By then, I’ll admit I was annoyed, so I decided, “To heck with it. I’ll stir the pot. If he’s going to call the cops on me regardless, I might as well give him something that might actually drive him out of town.”
Incoming LARP party! I walked my dog through the neighborhood in absolute style. My hair was dyed red, and I made some intricate-looking fake tattoos in a loud blue color (very visible against my pale skin) and proceeded to parade past [Neighbor]’s house cosplaying as a video game character known to have incredible, mysterious Siren powers. A friend was with me and kept calling me by my character’s name, “Lilith,” in a voice loud enough to be heard.
[Neighbor] made a scream about unholy matrimony to soul-stealing devils and bolted off of his porch (where he liked to sit and stare at passersby), slamming the door behind him.

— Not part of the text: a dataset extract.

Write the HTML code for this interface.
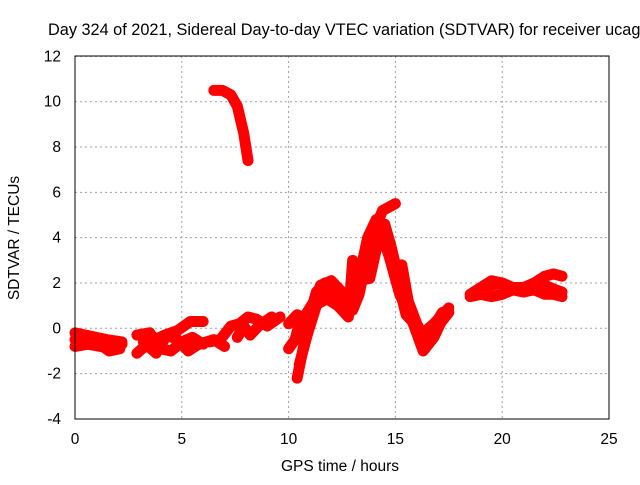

The cops arrived at a BBQ with several of my friends comparing character sheets and discussing strategies to take down the Big Bad Evil Guy. The Game Master was running around helping people get on some of the more intricate costumes that required a second person to actually get into or get out of. The few weapons were clearly fake even on a cursory inspection, and my magic power involved me tossing a small bean bag at my opponents. All of the cars were parked on my looped driveway, so even that wasn’t an issue for anyone else in the neighborhood. It probably didn’t help the cops’ mood to find themselves smelling BBQ ribs and steaks (we went fancier than hot dogs and hamburgers) but not being able to partake while on the clock.
[Neighbor] got very quiet for the next few weeks before there was a “For Sale” sign in front of his house after the cops went to have a “little talk” with him.
Not too long after we got new neighbors: a family of three, who I never had problems with.